Nous avons été la première ONG à pouvoir entrer en territoire indigène. En 2020, nous avons fait une expédition dans l’État de Rondônia sur les rivières Guaporé et Mamoré, avec un bateau-hôpital, pour venir en aide aux peuples isolés d’Amazonie. Dans cette région, on compte près de 10 000 indigènes. Parmi ceux que nous avons pu tester, 80% étaient contaminés. C’est là que j’ai été contaminé par le Covid-19 pour la première fois. Pourtant, seulement deux personnes sont mortes. Selon eux, c’est grâce aux effets d’un thé à base de racines qu’ils prenaient, confectionné par les médecins traditionnels de la région. S’il y a eu un impact positif de cette pandémie, c’est d’avoir redonné de l’importance à ces savoirs ancestraux.

Quel est l’état de santé général des indigènes dans ces régions isolées, comme le parc du Xingu ?

Ils manquent de tout. Dans ces régions, le secrétariat spécial à la santé indigène (SESAI), a implanté depuis 1999 des « districts » de santé, censés fournir des soins de « base » à ces populations. Leur champ d’action est très rudimentaire : c’est surtout de la prévention, de l’orientation et quelques examens très basiques. Dans 90% des cas, les indigènes devraient se déplacer en ville, parce que les équipements nécessaires n’arrivent pas jusqu’ici. Mais la difficulté principale, c’est justement le déplacement. Dans le Xingu, pour pouvoir faire des opérations dites de « moyenne et haute complexité », ou des examens approfondis, il faut faire douze heures de route en moyenne, avec des moyens de transport très précaires. Il faut ensuite pouvoir se nourrir et se loger en ville, c’est très compliqué.
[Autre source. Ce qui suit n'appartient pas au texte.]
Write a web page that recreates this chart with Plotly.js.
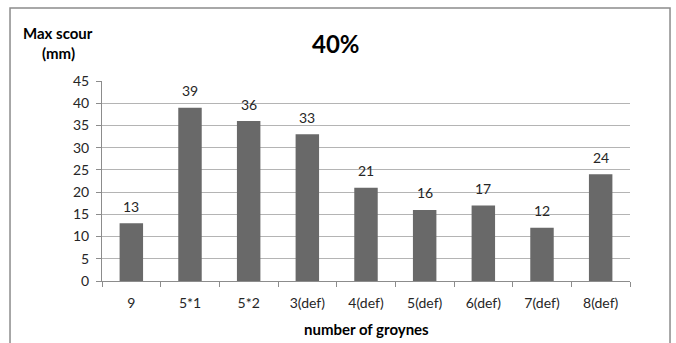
<!DOCTYPE html>
<html>
<head>
<meta charset="utf-8">
<script src="https://cdn.plot.ly/plotly-3.0.1.min.js"></script>
<style>
  html, body { margin: 0; padding: 0; background: #fff; }
  #chart { width: 676px; height: 343px; }
</style>
</head>
<body>
<div id="chart"></div>
<script>
// Groyne configurations and the maximum scour measured for each
const categories = ["9", "5*1", "5*2", "3(def)", "4(def)", "5(def)", "6(def)", "7(def)", "8(def)"];
const maxScour = [13, 39, 36, 33, 21, 16, 17, 12, 24];
const yTicks = [0, 5, 10, 15, 20, 25, 30, 35, 40, 45];

const FONT = "Lato, 'Open Sans', 'Liberation Sans', sans-serif";

const trace = {
  type: "bar",
  x: categories,
  y: maxScour,
  width: 0.4,
  marker: { color: "#696969" },
  hoverinfo: "x+y"
};

// value labels sitting above each bar (x given as the category's index
// so a numeric-looking name like "9" is not read as a position)
const valueLabels = categories.map((c, i) => ({
  x: i, y: maxScour[i], xref: "x", yref: "y",
  text: String(maxScour[i]),
  showarrow: false, xanchor: "center", yanchor: "middle", yshift: 17,
  font: { family: FONT, size: 14, color: "#262626" }
}));

const layout = {
  width: 676,
  height: 343,
  margin: { l: 102, r: 46, t: 81, b: 62 },
  paper_bgcolor: "#ffffff",
  plot_bgcolor: "#ffffff",
  showlegend: false,
  font: { family: FONT, size: 14, color: "#262626" },
  xaxis: {
    type: "category",
    tickson: "boundaries",
    ticks: "outside",
    ticklen: 5,
    tickcolor: "#8c8c8c",
    ticklabelstandoff: 9,
    showline: true,
    linecolor: "#8c8c8c",
    linewidth: 1,
    showgrid: false,
    tickfont: { family: FONT, size: 14, color: "#262626" },
    fixedrange: true
  },
  yaxis: {
    range: [0, 45],
    tickvals: yTicks,
    ticks: "outside",
    ticklen: 5,
    tickcolor: "#8c8c8c",
    ticklabelstandoff: 4,
    showline: true,
    linecolor: "#8c8c8c",
    linewidth: 1,
    showgrid: true,
    gridcolor: "#b4b4b4",
    gridwidth: 1,
    zeroline: false,
    tickfont: { family: FONT, size: 14, color: "#262626" },
    fixedrange: true
  },
  shapes: [
    {
      type: "rect", xref: "paper", yref: "paper",
      x0: -0.1742, x1: 1.0758, y0: -0.36, y1: 1.365,
      line: { color: "#8c8c8c", width: 1.5 },
      fillcolor: "rgba(0,0,0,0)",
      layer: "below"
    }
  ],
  annotations: [
    {
      text: "<b>40%</b>", xref: "paper", yref: "paper",
      x: 0.443, y: 1.185, xanchor: "center", yanchor: "middle",
      showarrow: false, font: { family: FONT, size: 24, color: "#000000" }
    },
    {
      text: "<b>Max scour</b>", xref: "paper", yref: "paper",
      x: -0.083, y: 1.24, xanchor: "center", yanchor: "middle",
      showarrow: false, font: { family: FONT, size: 15, color: "#000000" }
    },
    {
      text: "<b>(mm)</b>", xref: "paper", yref: "paper",
      x: -0.083, y: 1.14, xanchor: "center", yanchor: "middle",
      showarrow: false, font: { family: FONT, size: 15, color: "#000000" }
    },
    {
      text: "<b>number of groynes</b>", xref: "paper", yref: "paper",
      x: 0.500, y: -0.24, xanchor: "center", yanchor: "middle",
      showarrow: false, font: { family: FONT, size: 15, color: "#000000" }
    }
  ].concat(valueLabels)
};

Plotly.newPlot("chart", [trace], layout, { displayModeBar: false, staticPlot: true });
</script>
</body>
</html>
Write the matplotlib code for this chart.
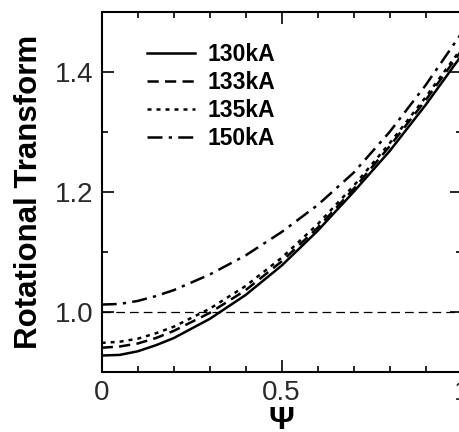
import matplotlib
matplotlib.use("Agg")
import matplotlib.pyplot as plt
from matplotlib.ticker import MultipleLocator

# data
psi = [0.0, 0.05, 0.1, 0.15, 0.2, 0.3, 0.4, 0.5, 0.6, 0.7, 0.8, 0.9, 1.0]
iota_130 = [0.927, 0.928, 0.934, 0.944, 0.956, 0.988, 1.028, 1.077, 1.135, 1.200, 1.268, 1.345, 1.428]
iota_133 = [0.940, 0.942, 0.947, 0.956, 0.968, 0.998, 1.036, 1.084, 1.140, 1.205, 1.276, 1.353, 1.436]
iota_135 = [0.948, 0.950, 0.955, 0.964, 0.975, 1.005, 1.043, 1.090, 1.146, 1.210, 1.281, 1.358, 1.440]
iota_150 = [1.012, 1.013, 1.018, 1.026, 1.036, 1.062, 1.094, 1.133, 1.178, 1.232, 1.300, 1.378, 1.465]
labels = ["130kA", "133kA", "135kA", "150kA"]

plt.rcParams['font.family'] = ['Liberation Sans', 'DejaVu Sans']

fig = plt.figure(figsize=(4.6, 4.32), dpi=100)
ax = fig.add_axes([0.221, 0.1396, 0.7826, 0.8326])

lw = 1.8
ax.plot(psi, iota_130, color='k', lw=lw, ls='-', label=labels[0])
ax.plot(psi, iota_133, color='k', lw=lw, ls=(0, (4.5, 2.5)), label=labels[1])
ax.plot(psi, iota_135, color='k', lw=lw, ls=(0, (1.6, 2.0)), label=labels[2])
ax.plot(psi, iota_150, color='k', lw=lw, ls=(0, (6, 2.5, 1.3, 2.5)), label=labels[3])
ax.axhline(1.0, color='k', lw=0.9, ls=(0, (7, 4)))

ax.set_xlim(0, 1)
ax.set_ylim(0.9, 1.5)
ax.xaxis.set_minor_locator(MultipleLocator(0.1))
ax.yaxis.set_minor_locator(MultipleLocator(0.1))
ax.set_xticks([0, 0.5, 1])
ax.set_xticklabels(['0', '0.5', '1'])
ax.set_yticks([1.0, 1.2, 1.4])
ax.set_yticklabels(['1.0', '1.2', '1.4'])

ax.tick_params(which='both', direction='in', top=True, right=True, width=1.2,
               labelsize=20, labelcolor='#2a2a2a', pad=6)
ax.tick_params(which='major', length=8.5)
ax.tick_params(which='minor', length=4)
for s in ax.spines.values():
    s.set_linewidth(1.5)

ax.set_ylabel("Rotational Transform", fontsize=22.5, fontweight='bold', labelpad=8)
ax.set_xlabel("Ψ", fontsize=23, fontweight='bold', labelpad=0)

leg = ax.legend(loc='upper left', bbox_to_anchor=(0.126, 0.915), frameon=False,
                prop={'size': 16.5, 'weight': 'bold'}, handlelength=2.1,
                handletextpad=0.52, labelspacing=0.22, borderpad=0,
                borderaxespad=0)

fig.savefig("out.png", dpi=100)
Pourtant, les équipements, qui pesaient autrefois des tonnes sont aujourd’hui disponibles en formats réduits. Ils pèsent entre 20 et 30 kilos. Notre ONG parvient à amener ces technologies de pointe dans ces territoires lors de nos missions. On aimerait montrer aux pouvoirs publics que cette situation doit changer, des investissements doivent être faits.

Comment expliquer ces lacunes ?

Ces populations indigènes sont mises de côté depuis très longtemps, elles sont extrêmement abandonnées par les pouvoirs publics. Il y a d’abord une mauvaise gestion. Pourquoi est-ce que l’argent des déplacements que doivent faire ces indigènes pour accéder à des services en ville n’est pas investi dans des équipements de bonne qualité sur place, des professionnels de santé qualifiés et payés dignement ? Pourquoi l’État ne fait pas ce travail ? Je pense que la réponse est politique.
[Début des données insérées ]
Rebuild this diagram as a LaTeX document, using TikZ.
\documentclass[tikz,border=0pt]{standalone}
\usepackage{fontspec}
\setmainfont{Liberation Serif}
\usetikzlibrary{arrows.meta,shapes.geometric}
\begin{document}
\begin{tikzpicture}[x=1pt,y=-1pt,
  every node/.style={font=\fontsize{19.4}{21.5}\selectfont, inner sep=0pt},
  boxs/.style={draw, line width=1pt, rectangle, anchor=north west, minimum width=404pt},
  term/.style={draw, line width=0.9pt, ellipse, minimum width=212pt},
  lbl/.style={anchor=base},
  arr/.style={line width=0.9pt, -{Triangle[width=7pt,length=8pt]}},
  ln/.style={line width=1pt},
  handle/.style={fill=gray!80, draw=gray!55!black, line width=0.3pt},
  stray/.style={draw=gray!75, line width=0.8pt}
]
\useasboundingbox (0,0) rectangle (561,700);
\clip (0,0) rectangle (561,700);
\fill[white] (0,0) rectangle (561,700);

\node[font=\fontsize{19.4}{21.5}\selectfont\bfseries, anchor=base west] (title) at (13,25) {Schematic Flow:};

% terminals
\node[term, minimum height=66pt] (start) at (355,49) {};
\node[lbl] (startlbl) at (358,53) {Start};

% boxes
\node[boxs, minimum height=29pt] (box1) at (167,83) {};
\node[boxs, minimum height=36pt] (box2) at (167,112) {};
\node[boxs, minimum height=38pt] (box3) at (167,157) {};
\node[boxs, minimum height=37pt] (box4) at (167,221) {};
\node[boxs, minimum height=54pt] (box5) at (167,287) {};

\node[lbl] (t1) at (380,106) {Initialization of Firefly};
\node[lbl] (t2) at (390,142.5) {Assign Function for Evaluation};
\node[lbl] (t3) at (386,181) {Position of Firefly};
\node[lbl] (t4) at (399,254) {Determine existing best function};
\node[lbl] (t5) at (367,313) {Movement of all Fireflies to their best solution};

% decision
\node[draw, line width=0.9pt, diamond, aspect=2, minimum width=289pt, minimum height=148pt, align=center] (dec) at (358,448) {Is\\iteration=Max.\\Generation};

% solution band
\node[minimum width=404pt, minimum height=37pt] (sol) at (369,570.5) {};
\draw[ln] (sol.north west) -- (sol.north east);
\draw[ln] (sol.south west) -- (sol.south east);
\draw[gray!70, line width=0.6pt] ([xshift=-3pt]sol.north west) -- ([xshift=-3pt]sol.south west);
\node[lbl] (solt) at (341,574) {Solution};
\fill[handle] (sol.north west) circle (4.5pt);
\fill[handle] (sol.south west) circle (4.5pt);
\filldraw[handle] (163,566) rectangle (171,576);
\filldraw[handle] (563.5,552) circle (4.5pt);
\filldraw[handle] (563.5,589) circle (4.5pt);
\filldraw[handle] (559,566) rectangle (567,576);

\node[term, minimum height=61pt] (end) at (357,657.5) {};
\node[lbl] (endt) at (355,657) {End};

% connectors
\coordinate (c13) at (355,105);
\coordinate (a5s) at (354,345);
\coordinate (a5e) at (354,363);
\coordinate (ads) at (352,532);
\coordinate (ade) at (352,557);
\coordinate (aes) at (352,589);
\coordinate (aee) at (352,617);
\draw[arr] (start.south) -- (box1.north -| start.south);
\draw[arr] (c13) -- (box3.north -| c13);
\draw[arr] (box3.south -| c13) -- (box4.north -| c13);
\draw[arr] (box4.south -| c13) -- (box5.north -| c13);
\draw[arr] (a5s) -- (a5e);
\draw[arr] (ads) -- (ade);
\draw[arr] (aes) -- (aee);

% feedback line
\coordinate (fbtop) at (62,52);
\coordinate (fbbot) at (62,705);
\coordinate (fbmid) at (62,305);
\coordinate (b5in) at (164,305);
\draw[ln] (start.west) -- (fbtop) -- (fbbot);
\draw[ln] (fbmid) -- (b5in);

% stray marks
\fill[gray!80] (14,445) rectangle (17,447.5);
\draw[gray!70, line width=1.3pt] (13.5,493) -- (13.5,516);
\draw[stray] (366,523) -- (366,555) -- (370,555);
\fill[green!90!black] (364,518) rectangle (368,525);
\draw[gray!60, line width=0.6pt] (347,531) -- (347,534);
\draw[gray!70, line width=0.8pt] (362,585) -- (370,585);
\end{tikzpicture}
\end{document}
Les gestionnaires de ces institutions ne sont pas des professionnels de santé et ne comprennent pas la responsabilité de la santé. Au Brésil, les indigènes n’ont jamais été une priorité pour personne car ils sont trop peu pour élire qui que ce soit. On parle de 850 000 indigènes pour 210 millions de Brésiliens : pour les politiciens, ils ne méritent pas les investissements nécessaires. Lors de nos actions, pour ce que nous ne pouvons pas résoudre, nous sommes obligés de leur prescrire des ordonnances, mais ça ne sert à rien. Nous devons créer des solutions durables pour ces régions.